In his resignation speech, Prime Minister Hassan Diab blamed resistance by the political elite for his lack of reforms. He said corruption in Lebanon was “bigger than the state” itself, and “a very thick and thorny wall separates us from change; a wall fortified by a class that is resorting to all dirty methods in order to resist and preserve its gains”. With such a broken political system, it’s unclear how the country can achieve the monetary and fiscal reform and legal reform it desperately needs to revive the economy.

As far as Gerges is concerned, civil unrest is the only means by which Lebanon could change for the better. “The people of Lebanon are the most powerful driver that can turn the table on the ruling elites,” he said, “and force them to institute real change. This requires a prolonged social struggle and mobilisation of the people along non-sectarian lines. Change in Lebanon is a marathon, not a sprint.”

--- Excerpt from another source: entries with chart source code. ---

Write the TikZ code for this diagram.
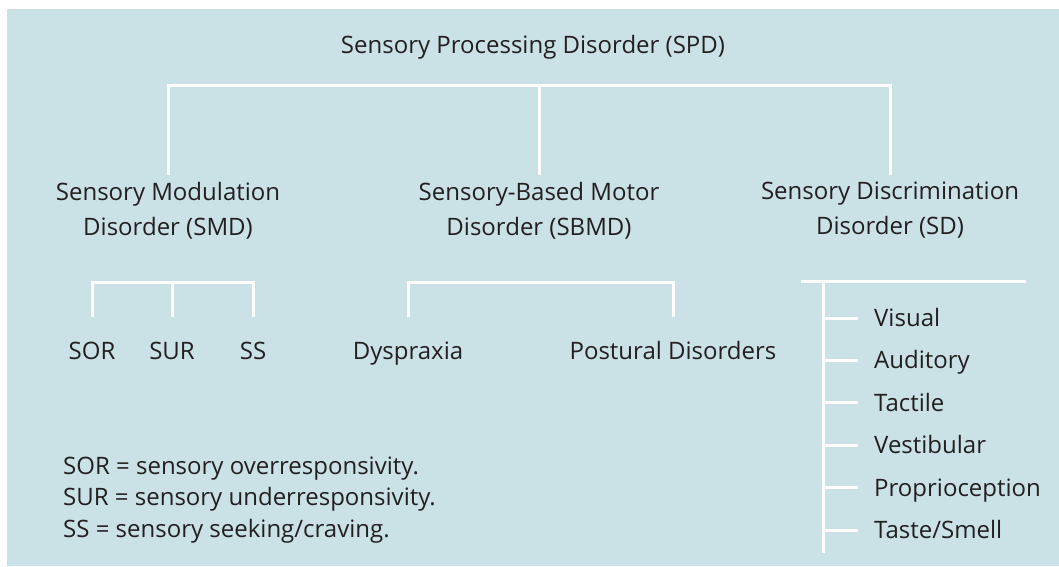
\documentclass[tikz,border=0pt]{standalone}
\usepackage{fontspec}
\setmainfont{Open Sans}
\definecolor{bgblue}{RGB}{202,226,230}
\definecolor{ink}{RGB}{35,31,32}
\tikzset{
  tree/.style={draw=white, line width=3pt},
  lbl/.style={inner sep=0pt, text=ink, font=\fontsize{24}{35}\selectfont},
  two/.style={lbl, align=center, anchor=north},
  leaf/.style={lbl, anchor=base, text height=17pt},
  item/.style={lbl, anchor=west, text height=17pt, text depth=0pt},
  note/.style={lbl, anchor=base west},
}

\begin{document}
\begin{tikzpicture}[x=1pt,y=-1pt]
	\useasboundingbox (0,0) rectangle (1059,566);
	\fill[bgblue] (7,9) rectangle (1059,566);

	\node[lbl, anchor=base] (spd) at (533,53) {Sensory Processing Disorder (SPD)};

	\node[two] (smd)  at (168,182) {Sensory Modulation\\Disorder (SMD)};
	\node[two] (sbmd) at (539,182) {Sensory-Based Motor\\Disorder (SBMD)};
	\node[two] (sd)   at (890,182) {Sensory Discrimination\\Disorder (SD)};

	\node[leaf] (sor) at (92,359)  {SOR};
	\node[leaf] (sur) at (172,359) {SUR};
	\node[leaf] (ss)  at (253,359) {SS};
	\node[leaf] (dys) at (408,359) {Dyspraxia};
	\node[leaf] (pos) at (673,359) {Postural Disorders};

	\coordinate (top)    at (539,85);
	\coordinate (modbar) at (172,282);
	\coordinate (motbar) at (540,282);
	\coordinate (disl)   at (801,281);
	\coordinate (disr)   at (1026,281);
	\coordinate (spine)  at (823,281);
	\coordinate (spinee) at (823,553);

	\draw[tree, shorten <=7pt, shorten >=7pt] (smd.north) |- (top) -| (sd.north);
	\draw[tree, shorten <=7pt] (sbmd.north) -- (top);

	\draw[tree, shorten <=25pt, shorten >=25pt] (sor.north) |- (modbar) -| (ss.north);
	\draw[tree, shorten <=25pt] (sur.north) -- (modbar);
	\draw[tree, shorten <=25pt, shorten >=25pt] (dys.north) |- (motbar) -| (pos.north);

	\draw[tree] (disl) -- (disr);
	\draw[tree] (spine) -- (spinee);
	\foreach \n/\t [count=\i] in {vis/Visual, aud/Auditory, tac/Tactile, ves/Vestibular, pro/Proprioception, tas/{Taste/Smell}} {
		\node[item] (\n) at (874,275.6+42.4*\i) {\t};
		\draw[tree, shorten <=16pt] (\n.west) -- (\n.west -| spine);
	}

	\node[note] (def1) at (63,474) {SOR = sensory overresponsivity.};
	\node[note] (def2) at (63,505) {SUR = sensory underresponsivity.};
	\node[note] (def3) at (63,537) {SS = sensory seeking/craving.};
\end{tikzpicture}
\end{document}
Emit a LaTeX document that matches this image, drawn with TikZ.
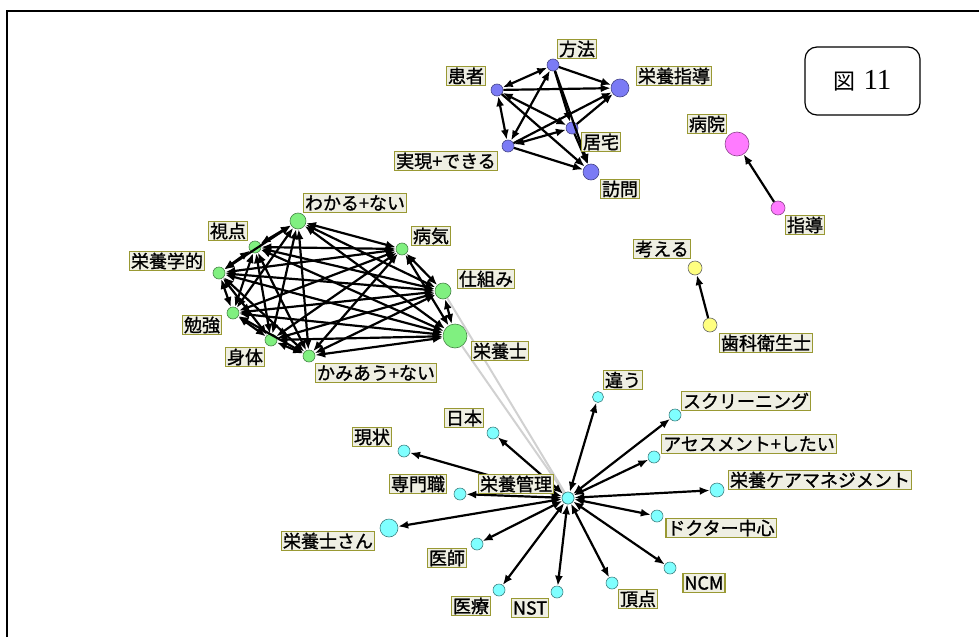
\documentclass[tikz,border=0pt]{standalone}
\usepackage{fontspec}
\newfontfamily\jp[FakeBold=1.2]{Noto Sans CJK JP}
\newfontfamily\jpfig{Noto Sans CJK JP}
\newfontfamily\serifd{Liberation Serif}
\usetikzlibrary{arrows.meta}
\definecolor{bluec}{HTML}{7B7BF5}
\definecolor{greenc}{HTML}{80F080}
\definecolor{pinkc}{HTML}{FF7BFF}
\definecolor{yellowc}{HTML}{FFFF80}
\definecolor{cyanc}{HTML}{7FFFFF}
\definecolor{labfill}{HTML}{EFEFE3}
\definecolor{labdraw}{HTML}{999933}
\begin{document}
\begin{tikzpicture}[x=1pt,y=-1pt,
  >={Latex[length=10pt,width=8pt]},
  dotb/.style={circle,inner sep=0pt,line width=0.6pt,fill=bluec,draw=bluec!55!black,minimum size=#1},
  dotg/.style={circle,inner sep=0pt,line width=0.6pt,fill=greenc,draw=greenc!55!black,minimum size=#1},
  dotp/.style={circle,inner sep=0pt,line width=0.6pt,fill=pinkc,draw=pinkc!55!black,minimum size=#1},
  doty/.style={circle,inner sep=0pt,line width=0.6pt,fill=yellowc,draw=black!60,minimum size=#1},
  dotc/.style={circle,inner sep=0pt,line width=0.6pt,fill=cyanc,draw=cyanc!50!black,minimum size=#1},
  lab/.style={draw=labdraw,fill=labfill,line width=1.3pt,inner xsep=1.5pt,inner ysep=0.5pt,minimum height=19pt,
    font=\jp\fontsize{18}{18}\selectfont},
  ed/.style={line width=2.2pt,black},
  grayed/.style={line width=2pt,black!18}]
\useasboundingbox (0,0) rectangle (979,637);
\draw[line width=2pt] (7,637) -- (7,11) -- (979,11);
% figure label
\node[draw,line width=1.2pt,rounded corners=12pt,minimum width=115pt,minimum height=68pt] (fig) at (862.5,81)
  {{\jpfig\fontsize{22}{22}\selectfont 図}\hspace{8pt}{\serifd\fontsize{29}{29}\selectfont 11}};
% ---------- nodes: blue
\node[dotb=12pt] (b1) at (553,65) {};
\node[dotb=12pt] (b2) at (497,90) {};
\node[dotb=18pt] (b3) at (620,88) {};
\node[dotb=12pt] (b4) at (572,128) {};
\node[dotb=12pt] (b5) at (508,146) {};
\node[dotb=16pt] (b6) at (591,172) {};
% green
\node[dotg=16pt] (g1) at (298,221) {};
\node[dotg=12pt] (g2) at (255,247) {};
\node[dotg=12pt] (g3) at (219,273) {};
\node[dotg=12pt] (g4) at (233,313) {};
\node[dotg=12pt] (g5) at (271,340) {};
\node[dotg=12pt] (g6) at (309,356) {};
\node[dotg=12pt] (g7) at (402,249) {};
\node[dotg=16pt] (g8) at (443,291) {};
\node[dotg=24pt] (g9) at (455,336) {};
% pink / yellow
\node[dotp=24pt] (p1) at (737,144) {};
\node[dotp=14pt] (p2) at (778,208) {};
\node[doty=14pt] (y1) at (695,268) {};
\node[doty=14pt] (y2) at (710,325) {};
% cyan
\node[dotc=12pt] (c0) at (568,498) {};
\node[dotc=12pt] (c1) at (493,433) {};
\node[dotc=12pt] (c2) at (404,451) {};
\node[dotc=12pt] (c3) at (460,494) {};
\node[dotc=18pt] (c4) at (389,528) {};
\node[dotc=12pt] (c5) at (477,544) {};
\node[dotc=12pt] (c6) at (499,590) {};
\node[dotc=12pt] (c7) at (557,592) {};
\node[dotc=11pt] (c8) at (598,397) {};
\node[dotc=12pt] (c9) at (675,415) {};
\node[dotc=12pt] (c10) at (654,457) {};
\node[dotc=14pt] (c11) at (717,490) {};
\node[dotc=12pt] (c12) at (657,516) {};
\node[dotc=12pt] (c13) at (670,568) {};
\node[dotc=12pt] (c14) at (612,583) {};
% ---------- edges
\draw[grayed] (g8) -- (c0);
\draw[grayed] (g9) -- (c0);
% blue
\draw[ed,<->] (b2) -- (b1);
\draw[ed,->] (b1) -- (b3);
\draw[ed,->] (b2) -- (b3);
\draw[ed,<->] (b2) -- (b5);
\draw[ed,<->] (b5) -- (b1);
\draw[ed,->] (b1) -- (b4);
\draw[ed,->] (b1) -- (b6);
\draw[ed,<->] (b2) -- (b4);
\draw[ed,->] (b2) -- (b6);
\draw[ed,<->] (b5) -- (b4);
\draw[ed,->] (b5) -- (b3);
\draw[ed,->] (b5) -- (b6);
\draw[ed,->] (b4) -- (b3);
\draw[ed,->] (b4) -- (b6);
% green (complete)
\foreach \i/\j in {1/2,1/3,1/4,1/5,1/6,1/7,1/8,1/9,2/3,2/4,2/5,2/6,2/7,2/8,2/9,3/4,3/5,3/6,3/7,3/8,3/9,4/5,4/6,4/7,4/8,4/9,5/6,5/7,5/8,5/9,6/7,6/8,6/9,7/8,7/9,8/9}
  \draw[ed,<->] (g\i) -- (g\j);
% pink / yellow
\draw[ed,->] (p2) -- (p1);
\draw[ed,->] (y2) -- (y1);
% cyan
\foreach \k in {1,...,14}
  \draw[ed,<->] (c0) -- (c\k);
\node[dotc=12pt] at (c0) {};
% ---------- labels
\node[lab] (lb1) at (577,49) {方法};
\node[lab] (lb2) at (466,76) {患者};
\node[lab] (lb3) at (674,76) {栄養指導};
\node[lab] (lb4) at (601,142) {居宅};
\node[lab] (lb5) at (446,161) {実現+できる};
\node[lab] (lb6) at (620,189) {訪問};
\node[lab] (lg1) at (355,203) {わかる+ない};
\node[lab] (lg2) at (228,231) {視点};
\node[lab] (lg3) at (167,261) {栄養学的};
\node[lab] (lg4) at (202,325) {勉強};
\node[lab] (lg5) at (245,357) {身体};
\node[lab] (lg6) at (376,373) {かみあう+ない};
\node[lab] (lg7) at (431,236) {病気};
\node[lab] (lg8) at (486,279) {仕組み};
\node[lab] (lg9) at (500,351) {栄養士};
\node[lab] (lp1) at (707,124) {病院};
\node[lab] (lp2) at (805,225) {指導};
\node[lab] (ly1) at (662,249) {考える};
\node[lab] (ly2) at (766,343) {歯科衛生士};
\node[lab] (lc0) at (516,484) {栄養管理};
\node[lab] (lc1) at (464,418) {日本};
\node[lab] (lc2) at (372,437) {現状};
\node[lab] (lc3) at (418,484) {専門職};
\node[lab] (lc4) at (328,541) {栄養士さん};
\node[lab] (lc5) at (447,558) {医師};
\node[lab] (lc6) at (471,606) {医療};
\node[lab] (lc7) at (530,608) {NST};
\node[lab] (lc8) at (623,380) {違う};
\node[lab] (lc9) at (746,401) {スクリーニング};
\node[lab] (lc10) at (749,444) {アセスメント+したい};
\node[lab] (lc11) at (820,480) {栄養ケアマネジメント};
\node[lab] (lc12) at (721,528) {ドクター中心};
\node[lab] (lc13) at (704,583) {NCM};
\node[lab] (lc14) at (638,599) {頂点};
\end{tikzpicture}
\end{document}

Resilience is a value that the Lebanese people have long prided themselves on. In an Opinion piece for the New York Times, Lebanese writer and translator Lina Mounzer argues that this resilience is little more than a myth: “now it has become clear that there is nothing truly resilient about Lebanon except its politicians and ancient warlords, who refuse to step down, even after their profiteering has bankrupted the country and its people”. In the long-term, it’s not resilience that the Lebanese people need in order to overcome this, but resistance.